[Required task]
Give the number of lines holding the string "document", and nothing else.
%%
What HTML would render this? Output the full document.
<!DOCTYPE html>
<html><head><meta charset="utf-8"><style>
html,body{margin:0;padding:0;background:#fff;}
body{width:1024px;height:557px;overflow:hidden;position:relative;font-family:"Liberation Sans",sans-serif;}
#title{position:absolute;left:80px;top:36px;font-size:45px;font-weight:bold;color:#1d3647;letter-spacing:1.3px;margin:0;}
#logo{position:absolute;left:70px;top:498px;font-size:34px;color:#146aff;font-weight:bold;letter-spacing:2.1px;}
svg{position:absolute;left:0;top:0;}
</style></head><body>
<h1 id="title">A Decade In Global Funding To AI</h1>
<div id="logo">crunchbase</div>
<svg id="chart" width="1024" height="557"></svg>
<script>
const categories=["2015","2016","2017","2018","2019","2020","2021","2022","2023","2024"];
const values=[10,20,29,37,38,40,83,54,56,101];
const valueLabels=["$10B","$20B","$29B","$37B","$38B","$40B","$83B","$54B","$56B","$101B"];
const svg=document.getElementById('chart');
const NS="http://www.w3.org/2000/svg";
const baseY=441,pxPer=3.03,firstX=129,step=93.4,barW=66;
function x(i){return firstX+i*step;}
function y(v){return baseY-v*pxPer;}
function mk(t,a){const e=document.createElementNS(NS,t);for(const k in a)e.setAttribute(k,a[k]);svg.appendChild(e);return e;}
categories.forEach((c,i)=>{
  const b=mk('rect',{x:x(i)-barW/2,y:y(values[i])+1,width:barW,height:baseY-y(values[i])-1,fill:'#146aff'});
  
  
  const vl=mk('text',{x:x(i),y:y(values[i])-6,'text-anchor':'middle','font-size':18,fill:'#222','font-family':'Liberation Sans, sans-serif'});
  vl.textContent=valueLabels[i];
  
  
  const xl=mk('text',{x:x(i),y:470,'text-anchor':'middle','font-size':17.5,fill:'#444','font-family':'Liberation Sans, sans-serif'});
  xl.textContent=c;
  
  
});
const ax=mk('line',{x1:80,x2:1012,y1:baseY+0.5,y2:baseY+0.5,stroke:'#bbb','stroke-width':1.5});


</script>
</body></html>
%%
%%
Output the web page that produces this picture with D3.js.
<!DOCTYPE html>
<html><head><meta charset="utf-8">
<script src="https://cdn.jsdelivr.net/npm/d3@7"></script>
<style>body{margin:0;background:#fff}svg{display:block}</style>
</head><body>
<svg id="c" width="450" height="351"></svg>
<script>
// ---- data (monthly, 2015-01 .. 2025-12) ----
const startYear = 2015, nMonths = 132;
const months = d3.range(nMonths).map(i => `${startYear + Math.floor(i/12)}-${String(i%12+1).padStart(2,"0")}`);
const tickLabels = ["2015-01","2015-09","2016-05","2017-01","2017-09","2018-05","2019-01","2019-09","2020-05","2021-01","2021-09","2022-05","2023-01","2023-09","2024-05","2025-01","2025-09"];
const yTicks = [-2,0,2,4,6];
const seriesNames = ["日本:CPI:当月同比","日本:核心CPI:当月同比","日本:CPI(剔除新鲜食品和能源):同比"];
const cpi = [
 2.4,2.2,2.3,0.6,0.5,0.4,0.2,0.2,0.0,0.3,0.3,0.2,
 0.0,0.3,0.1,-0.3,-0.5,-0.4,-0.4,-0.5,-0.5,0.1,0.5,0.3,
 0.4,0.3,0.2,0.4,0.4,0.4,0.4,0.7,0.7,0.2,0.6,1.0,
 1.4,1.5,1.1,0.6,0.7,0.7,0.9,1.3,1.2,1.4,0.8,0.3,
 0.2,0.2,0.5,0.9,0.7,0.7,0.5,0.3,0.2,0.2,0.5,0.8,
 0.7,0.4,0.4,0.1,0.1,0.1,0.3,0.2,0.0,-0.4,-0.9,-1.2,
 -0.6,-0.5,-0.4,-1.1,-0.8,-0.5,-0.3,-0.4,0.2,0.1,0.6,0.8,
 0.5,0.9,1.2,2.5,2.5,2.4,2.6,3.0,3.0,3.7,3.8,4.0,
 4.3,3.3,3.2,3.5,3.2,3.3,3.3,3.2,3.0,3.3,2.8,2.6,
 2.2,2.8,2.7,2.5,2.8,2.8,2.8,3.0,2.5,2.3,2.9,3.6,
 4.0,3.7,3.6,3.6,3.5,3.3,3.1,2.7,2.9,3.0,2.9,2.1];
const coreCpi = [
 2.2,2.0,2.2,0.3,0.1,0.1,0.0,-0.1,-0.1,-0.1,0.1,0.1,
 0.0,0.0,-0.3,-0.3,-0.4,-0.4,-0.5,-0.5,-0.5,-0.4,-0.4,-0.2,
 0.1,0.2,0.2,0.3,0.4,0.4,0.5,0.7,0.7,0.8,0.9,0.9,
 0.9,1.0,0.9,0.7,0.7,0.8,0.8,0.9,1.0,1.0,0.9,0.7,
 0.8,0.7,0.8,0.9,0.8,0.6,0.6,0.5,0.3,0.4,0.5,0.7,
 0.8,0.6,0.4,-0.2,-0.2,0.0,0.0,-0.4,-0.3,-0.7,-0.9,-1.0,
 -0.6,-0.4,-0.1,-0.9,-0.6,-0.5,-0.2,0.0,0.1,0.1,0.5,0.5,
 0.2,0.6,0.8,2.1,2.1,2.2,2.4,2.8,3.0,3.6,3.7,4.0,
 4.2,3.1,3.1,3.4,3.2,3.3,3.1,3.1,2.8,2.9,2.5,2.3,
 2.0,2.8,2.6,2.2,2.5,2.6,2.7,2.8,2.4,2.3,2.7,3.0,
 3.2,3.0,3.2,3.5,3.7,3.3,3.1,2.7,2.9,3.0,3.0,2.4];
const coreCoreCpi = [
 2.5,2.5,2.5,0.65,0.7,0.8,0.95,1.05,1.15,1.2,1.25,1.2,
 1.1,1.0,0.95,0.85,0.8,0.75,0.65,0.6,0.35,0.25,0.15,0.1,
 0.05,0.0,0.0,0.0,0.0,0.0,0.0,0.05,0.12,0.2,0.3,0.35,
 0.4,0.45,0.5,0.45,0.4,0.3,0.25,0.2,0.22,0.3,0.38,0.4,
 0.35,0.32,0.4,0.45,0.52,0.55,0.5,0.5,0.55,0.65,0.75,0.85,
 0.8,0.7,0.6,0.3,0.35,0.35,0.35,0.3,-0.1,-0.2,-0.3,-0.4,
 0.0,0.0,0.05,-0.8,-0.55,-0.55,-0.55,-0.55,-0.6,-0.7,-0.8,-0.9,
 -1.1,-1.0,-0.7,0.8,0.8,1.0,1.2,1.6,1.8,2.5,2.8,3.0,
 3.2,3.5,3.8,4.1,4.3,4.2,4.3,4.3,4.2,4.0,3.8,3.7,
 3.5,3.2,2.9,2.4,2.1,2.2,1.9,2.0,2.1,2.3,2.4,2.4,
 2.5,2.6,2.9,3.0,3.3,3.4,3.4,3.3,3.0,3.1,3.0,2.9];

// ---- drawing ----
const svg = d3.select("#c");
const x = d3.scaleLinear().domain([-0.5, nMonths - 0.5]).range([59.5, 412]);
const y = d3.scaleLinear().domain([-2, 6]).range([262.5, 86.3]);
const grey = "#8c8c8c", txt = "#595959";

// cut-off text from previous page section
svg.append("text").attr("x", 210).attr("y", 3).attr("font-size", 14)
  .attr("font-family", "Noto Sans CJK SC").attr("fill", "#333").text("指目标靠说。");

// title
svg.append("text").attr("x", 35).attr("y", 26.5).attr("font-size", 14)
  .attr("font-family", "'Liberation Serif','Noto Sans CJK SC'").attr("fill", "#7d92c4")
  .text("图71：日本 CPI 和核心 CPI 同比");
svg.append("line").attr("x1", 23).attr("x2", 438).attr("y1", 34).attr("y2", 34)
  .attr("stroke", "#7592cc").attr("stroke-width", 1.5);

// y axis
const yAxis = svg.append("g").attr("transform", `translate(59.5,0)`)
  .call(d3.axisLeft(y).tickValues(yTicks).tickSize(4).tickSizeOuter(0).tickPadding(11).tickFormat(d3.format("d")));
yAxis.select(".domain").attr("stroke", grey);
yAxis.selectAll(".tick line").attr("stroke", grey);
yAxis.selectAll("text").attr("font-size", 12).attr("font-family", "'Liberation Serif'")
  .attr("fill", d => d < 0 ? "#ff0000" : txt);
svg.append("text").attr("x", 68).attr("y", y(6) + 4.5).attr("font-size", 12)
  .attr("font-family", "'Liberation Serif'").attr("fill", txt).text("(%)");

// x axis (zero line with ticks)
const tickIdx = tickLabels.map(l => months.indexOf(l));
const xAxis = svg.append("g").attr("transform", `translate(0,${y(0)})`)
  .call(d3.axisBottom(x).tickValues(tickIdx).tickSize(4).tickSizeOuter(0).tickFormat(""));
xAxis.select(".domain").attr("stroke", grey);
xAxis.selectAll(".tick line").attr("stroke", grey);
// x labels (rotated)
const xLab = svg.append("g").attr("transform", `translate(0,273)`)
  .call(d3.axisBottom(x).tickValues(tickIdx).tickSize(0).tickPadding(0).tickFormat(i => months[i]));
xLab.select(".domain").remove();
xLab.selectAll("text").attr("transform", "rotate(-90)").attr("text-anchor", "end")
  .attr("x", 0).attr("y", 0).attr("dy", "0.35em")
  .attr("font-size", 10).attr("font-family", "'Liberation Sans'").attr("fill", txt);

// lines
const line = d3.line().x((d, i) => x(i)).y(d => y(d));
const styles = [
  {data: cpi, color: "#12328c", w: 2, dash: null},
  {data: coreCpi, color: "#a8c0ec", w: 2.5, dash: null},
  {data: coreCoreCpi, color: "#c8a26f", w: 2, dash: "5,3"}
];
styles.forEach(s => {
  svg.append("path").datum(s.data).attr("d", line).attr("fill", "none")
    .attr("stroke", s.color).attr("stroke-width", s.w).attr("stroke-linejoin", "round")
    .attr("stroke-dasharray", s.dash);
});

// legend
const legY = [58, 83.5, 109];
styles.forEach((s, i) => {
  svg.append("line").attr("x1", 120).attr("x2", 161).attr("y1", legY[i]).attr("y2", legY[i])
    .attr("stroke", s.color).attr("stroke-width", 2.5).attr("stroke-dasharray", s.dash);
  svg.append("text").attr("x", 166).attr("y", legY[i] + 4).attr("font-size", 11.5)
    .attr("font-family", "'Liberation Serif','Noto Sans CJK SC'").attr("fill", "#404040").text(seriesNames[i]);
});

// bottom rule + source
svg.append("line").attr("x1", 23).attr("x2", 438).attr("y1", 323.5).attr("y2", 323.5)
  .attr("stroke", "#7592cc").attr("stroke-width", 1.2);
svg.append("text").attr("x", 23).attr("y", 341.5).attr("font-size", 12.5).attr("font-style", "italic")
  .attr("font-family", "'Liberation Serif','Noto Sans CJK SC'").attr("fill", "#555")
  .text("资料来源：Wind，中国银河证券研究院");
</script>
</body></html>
%%
[In response]
3